Evidently, director Tom Hollis is charmed by such annoyances, for when we reach Mrs. Irene Molloy's Hat Store in New York City, we get more squealing — at a higher pitch — from Irene's hat clerk, Minnie, the woman destined for Barnaby. After starring in Violet and Aladdin over the past year, Cassandra Howley Wood also deserved better as Minnie; and Ashton Clay Guthrie, sufficiently saddled with those cabooses as Barnaby, is obliged to dance his newfound love around like a ragdoll. Even when the score finally perks up with the first act finale, "Before the Parade Passes By," the spectacle mustered up by Hollis & Co. is jaw-droppingly feeble.
Budgetary woes can be blamed for some of the scenic blandness — and a sound system that literally cries out to be euthanized — but somehow costume designer Jamey Varnadore comes up with the necessary magic to transform Dolly from the meddlesome matchmaker of Act 1 to the demimonde diamond of Act 2. Here the music of the title song and the comical "So Long, Dearie" comes to Rhodes' aid, and we finally remember how she can sparkle. After the doldrums of Act 1, I was actually surprised by how powerfully Horace's surrender to Dolly touched me. For Charles LaBorde, though he still can't sing, calculates wisely as Horace, making his explosions of exasperation during all the ordeals of Dolly's conniving courtship recognizably those of a suffering husband.

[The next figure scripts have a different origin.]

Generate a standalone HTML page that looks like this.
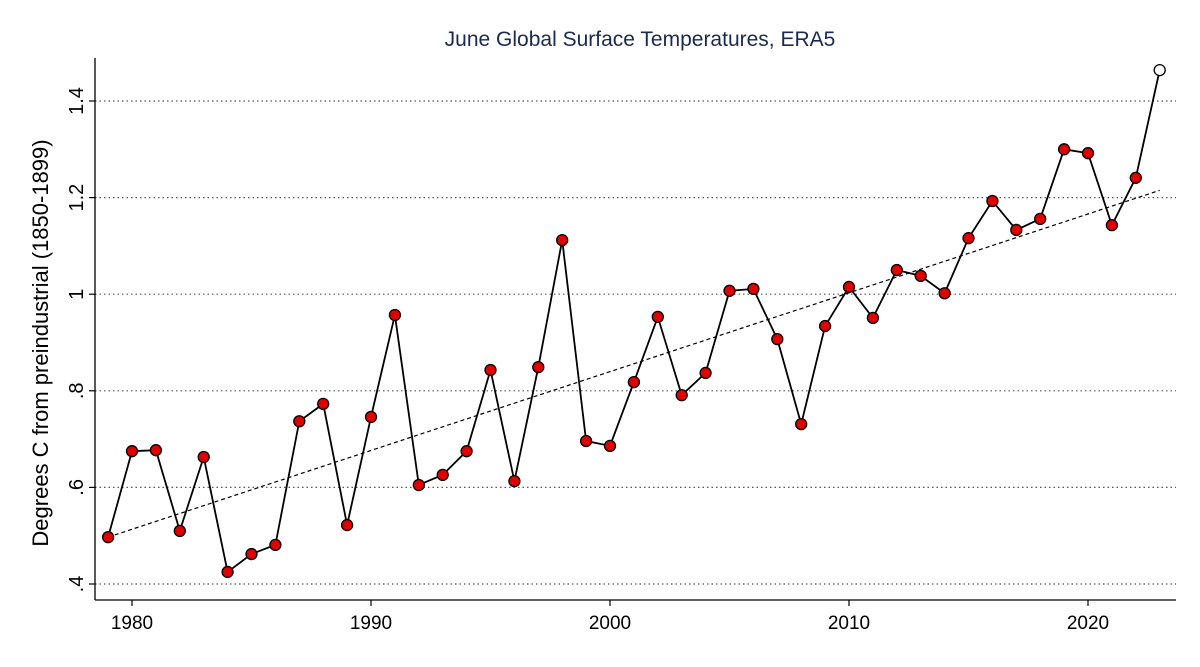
<!DOCTYPE html>
<html><head><meta charset="utf-8"><style>
body{margin:0;background:#fff;}
svg{display:block;font-family:"Liberation Sans",sans-serif;}
</style></head><body>
<svg id="chart" width="1200" height="667" viewBox="0 0 1200 667">
<text x="640" y="46" text-anchor="middle" font-size="21" fill="#1a2a4f">June Global Surface Temperatures, ERA5</text>
<text transform="translate(48,343) rotate(-90)" text-anchor="middle" font-size="22" fill="#000">Degrees C from preindustrial (1850-1899)</text>
<g id="grid"></g><g id="axes"></g><g id="trend"></g><g id="series"></g>
</svg>
<script>
const years=[1979,1980,1981,1982,1983,1984,1985,1986,1987,1988,1989,1990,1991,1992,1993,1994,1995,1996,1997,1998,1999,2000,2001,2002,2003,2004,2005,2006,2007,2008,2009,2010,2011,2012,2013,2014,2015,2016,2017,2018,2019,2020,2021,2022,2023];
const temps=[0.497,0.675,0.677,0.51,0.663,0.425,0.462,0.481,0.737,0.773,0.522,0.746,0.957,0.605,0.626,0.675,0.843,0.613,0.849,1.112,0.696,0.686,0.818,0.953,0.791,0.837,1.007,1.011,0.907,0.731,0.934,1.015,0.951,1.05,1.038,1.002,1.116,1.193,1.133,1.156,1.30,1.292,1.143,1.241,1.464];
const trendYears=[1979,2023];
const trendValues=[0.497,1.215];
const yTicks=[0.4,0.6,0.8,1.0,1.2,1.4];
const yTickLabels=[".4",".6",".8","1","1.2","1.4"];
const xTicks=[1980,1990,2000,2010,2020];
const xTickLabels=["1980","1990","2000","2010","2020"];
const NS="http://www.w3.org/2000/svg";
const X=y=>132+(y-1980)*(1088-132)/40;
const Y=v=>584-(v-0.4)*483;
function mk(parent,tag,attrs){const e=document.createElementNS(NS,tag);for(const k in attrs)e.setAttribute(k,attrs[k]);document.getElementById(parent).appendChild(e);return e;}
const L=95,R=1176,T=58,B=600;
yTicks.forEach((t,i)=>{
 const g=mk('grid','line',{x1:L,x2:R,y1:Y(t),y2:Y(t),stroke:'#555','stroke-width':1.2,'stroke-dasharray':'1.5,3'});
 
 
 const tk=mk('axes','line',{x1:L-6,x2:L,y1:Y(t),y2:Y(t),stroke:'#000','stroke-width':1.2});
 
 
 const tx=mk('axes','text',{transform:`translate(${L-12},${Y(t)}) rotate(-90)`,'text-anchor':'middle','font-size':20});
 tx.textContent=yTickLabels[i];
 
 
});
xTicks.forEach((t,i)=>{
 const tk=mk('axes','line',{x1:X(t),x2:X(t),y1:B,y2:B+6,stroke:'#000','stroke-width':1.2});
 
 
 const tx=mk('axes','text',{x:X(t),y:B+29,'text-anchor':'middle','font-size':19});
 tx.textContent=xTickLabels[i];
 
 
});
const ya=mk('axes','line',{x1:L,x2:L,y1:T,y2:B,stroke:'#000','stroke-width':1.3});


const xa=mk('axes','line',{x1:L,x2:R,y1:B,y2:B,stroke:'#000','stroke-width':1.3});


const tl=mk('trend','line',{x1:X(trendYears[0]),y1:Y(trendValues[0]),x2:X(trendYears[1]),y2:Y(trendValues[1]),stroke:'#000','stroke-width':1.2,'stroke-dasharray':'4,3'});


const pl=mk('series','polyline',{points:years.map((y,i)=>X(y)+','+Y(temps[i])).join(' '),fill:'none',stroke:'#000','stroke-width':1.8});


years.forEach((y,i)=>{
 const last=i===years.length-1;
 const c=mk('series','circle',{cx:X(y),cy:Y(temps[i]),r:5.5,fill:last?'#fff':'#e00000',stroke:'#000','stroke-width':1.3});
 
 
});
</script>
</body></html>
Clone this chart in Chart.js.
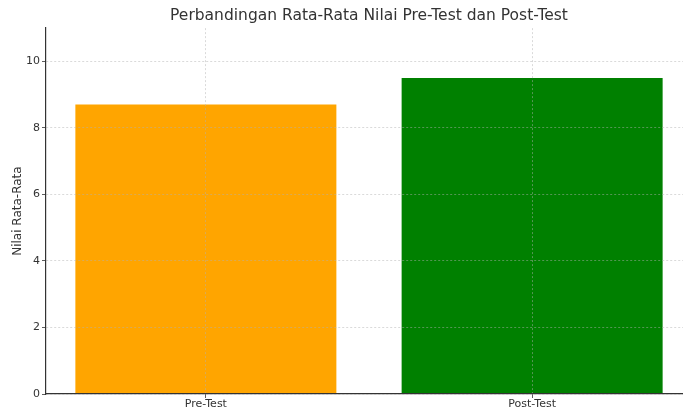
<!DOCTYPE html>
<html>
<head>
<meta charset="utf-8">
<script src="https://cdn.jsdelivr.net/npm/chart.js@4.4.0/dist/chart.umd.min.js"></script>
<style>
    html, body { margin: 0; padding: 0; background: #fff; overflow: hidden; }
    #wrap { width: 700px; height: 410px; }
</style>
</head>
<body>
<div id="wrap"><canvas id="chart"></canvas></div>
<script>
// data
const categories = ['Pre-Test', 'Post-Test'];
const meanScores = [8.7, 9.5];
const barColors = ['#ffa500', '#008000'];
const yTicks = [0, 2, 4, 6, 8, 10];

const font = 'DejaVu Sans';
const gridColor = 'rgba(176,176,176,0.6)';

const points = meanScores.map(function (v, i) { return { x: i, y: v }; });

const ctx = document.getElementById('chart').getContext('2d');
const chart = new Chart(ctx, {
    type: 'bar',
    data: {
        datasets: [{
            data: points,
            backgroundColor: barColors,
            borderWidth: 0,
            barPercentage: 0.8,
            categoryPercentage: 1
        }]
    },
    options: {
        responsive: true,
        maintainAspectRatio: false,
        animation: false,
        layout: { padding: { left: 0, right: 8, top: 0, bottom: 0 } },
        plugins: {
            legend: { display: false },
            tooltip: { enabled: false },
            title: {
                display: true,
                fullSize: false,
                text: 'Perbandingan Rata-Rata Nilai Pre-Test dan Post-Test',
                color: '#333',
                font: { family: font, size: 15.5, weight: 'normal' },
                padding: { top: 6.5, bottom: 3 }
            }
        },
        scales: {
            x: {
                type: 'linear',
                offset: false,
                min: -0.49,
                max: 1.49,
                afterBuildTicks: function (scale) {
                    scale.ticks = categories.map(function (c, i) { return { value: i }; });
                },
                afterFit: function (scale) { scale.height = 16; },
                ticks: {
                    color: '#333',
                    padding: 0,
                    font: { family: font, size: 11 },
                    callback: function (v) { return categories[v]; }
                },
                grid: {
                    z: 1,
                    offset: false,
                    color: gridColor,
                    lineWidth: 0.8,
                    tickColor: '#333',
                    tickLength: 4,
                    tickBorderDash: []
                },
                border: { display: true, z: 1, color: '#333', width: 1.2, dash: [2, 2] }
            },
            y: {
                min: 0,
                max: 11,
                afterBuildTicks: function (scale) {
                    scale.ticks = yTicks.map(function (v) { return { value: v }; });
                },
                afterFit: function (scale) { scale.width = 46; },
                ticks: {
                    color: '#333',
                    padding: 2,
                    font: { family: font, size: 11 }
                },
                grid: {
                    z: 1,
                    color: gridColor,
                    lineWidth: 0.8,
                    tickColor: '#333',
                    tickLength: 4,
                    tickBorderDash: []
                },
                border: { display: true, z: 1, color: '#333', width: 1.2, dash: [2, 2] },
                title: {
                    display: true,
                    text: 'Nilai Rata-Rata',
                    color: '#333',
                    font: { family: font, size: 12 },
                    padding: { top: 11, bottom: 0 }
                }
            }
        }
    }
});
</script>
</body>
</html>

As the denouement approaches, we're softened up by the best of the Dolly ballads, "It Only Takes a Moment," which bonds Horace's chief clerk Cornelius Hackl with Irene (whom Horace has long since discarded). The idea that "it only takes a moment to be loved a whole life long" isn't absolute twaddle when Andy Faulkenberry and Sarah Henkel sing it with such charming ardor.